**Raw data**
★ ★ ★ ★ ★

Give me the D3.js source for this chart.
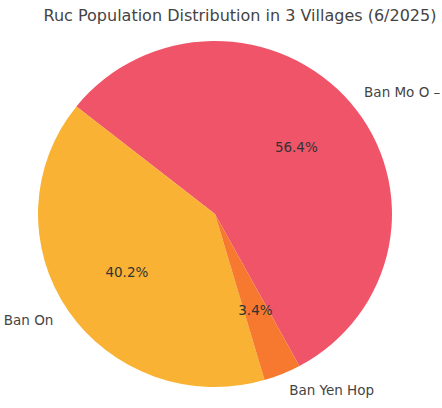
<!DOCTYPE html>
<html><head><meta charset="utf-8">
<script src="https://cdn.jsdelivr.net/npm/d3@7"></script>
<style>body{margin:0;background:#fff;} svg{display:block;} text{font-family:"DejaVu Sans",sans-serif;}</style>
</head><body>
<script>
const title = "Ruc Population Distribution in 3 Villages (6/2025)";
const villages = ["Ban Mo O –", "Ban On", "Ban Yen Hop"];
const shares = [56.4, 40.2, 3.4];
const colors = ["#ef5469", "#f9b234", "#f7792f"];

const W = 442, H = 408;
const cx = 215, cy = 214, rx = 177, ry = 173;
const deg = Math.PI / 180;
const startMath = -61.5; // matplotlib-style start angle (counterclockwise)

const svg = d3.select("body").append("svg").attr("width", W).attr("height", H);
svg.append("text").attr("x", 240).attr("y", 21).attr("text-anchor", "middle")
  .attr("font-size", 16).attr("fill", "#444").text(title);

const a0 = (90 - startMath) * deg;
const pie = d3.pie().sort(null).value(d => d).startAngle(a0).endAngle(a0 - 2 * Math.PI);
const arcs = pie(shares);
const arc = d3.arc().innerRadius(0).outerRadius(1);

const g = svg.append("g").attr("transform", `translate(${cx},${cy})`);
g.append("g").attr("transform", `scale(${rx},${ry})`)
  .selectAll("path").data(arcs).join("path")
  .attr("d", arc).attr("fill", (d, i) => colors[i]);

function pos(d, f) {
  const m = (d.startAngle + d.endAngle) / 2;
  return [Math.sin(m) * rx * f, -Math.cos(m) * ry * f];
}
g.selectAll("text.pct").data(arcs).join("text").attr("class", "pct")
  .attr("x", d => pos(d, 0.6)[0]).attr("y", d => pos(d, 0.6)[1])
  .attr("text-anchor", "middle").attr("dominant-baseline", "central")
  .attr("font-size", 13.5).attr("fill", "#333")
  .text((d, i) => shares[i].toFixed(1) + "%");
g.selectAll("text.lab").data(arcs).join("text").attr("class", "lab")
  .attr("x", d => pos(d, 1.1)[0]).attr("y", d => pos(d, 1.1)[1])
  .attr("text-anchor", d => pos(d, 1.1)[0] < 0 ? "end" : "start")
  .attr("dominant-baseline", "central")
  .attr("font-size", 13.5).attr("fill", "#444")
  .text((d, i) => villages[i]);
</script>
</body></html>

★ ★ ★ ★ ★

**Goal**
Take the listing above and restate it word for word, without its pictures.

**Task result**
Give me the D3.js source for this chart.
<!DOCTYPE html>
<html><head><meta charset="utf-8">
<script src="https://cdn.jsdelivr.net/npm/d3@7"></script>
<style>body{margin:0;background:#fff;} svg{display:block;} text{font-family:"DejaVu Sans",sans-serif;}</style>
</head><body>
<script>
const title = "Ruc Population Distribution in 3 Villages (6/2025)";
const villages = ["Ban Mo O –", "Ban On", "Ban Yen Hop"];
const shares = [56.4, 40.2, 3.4];
const colors = ["#ef5469", "#f9b234", "#f7792f"];

const W = 442, H = 408;
const cx = 215, cy = 214, rx = 177, ry = 173;
const deg = Math.PI / 180;
const startMath = -61.5; // matplotlib-style start angle (counterclockwise)

const svg = d3.select("body").append("svg").attr("width", W).attr("height", H);
svg.append("text").attr("x", 240).attr("y", 21).attr("text-anchor", "middle")
  .attr("font-size", 16).attr("fill", "#444").text(title);

const a0 = (90 - startMath) * deg;
const pie = d3.pie().sort(null).value(d => d).startAngle(a0).endAngle(a0 - 2 * Math.PI);
const arcs = pie(shares);
const arc = d3.arc().innerRadius(0).outerRadius(1);

const g = svg.append("g").attr("transform", `translate(${cx},${cy})`);
g.append("g").attr("transform", `scale(${rx},${ry})`)
  .selectAll("path").data(arcs).join("path")
  .attr("d", arc).attr("fill", (d, i) => colors[i]);

function pos(d, f) {
  const m = (d.startAngle + d.endAngle) / 2;
  return [Math.sin(m) * rx * f, -Math.cos(m) * ry * f];
}
g.selectAll("text.pct").data(arcs).join("text").attr("class", "pct")
  .attr("x", d => pos(d, 0.6)[0]).attr("y", d => pos(d, 0.6)[1])
  .attr("text-anchor", "middle").attr("dominant-baseline", "central")
  .attr("font-size", 13.5).attr("fill", "#333")
  .text((d, i) => shares[i].toFixed(1) + "%");
g.selectAll("text.lab").data(arcs).join("text").attr("class", "lab")
  .attr("x", d => pos(d, 1.1)[0]).attr("y", d => pos(d, 1.1)[1])
  .attr("text-anchor", d => pos(d, 1.1)[0] < 0 ? "end" : "start")
  .attr("dominant-baseline", "central")
  .attr("font-size", 13.5).attr("fill", "#444")
  .text((d, i) => villages[i]);
</script>
</body></html>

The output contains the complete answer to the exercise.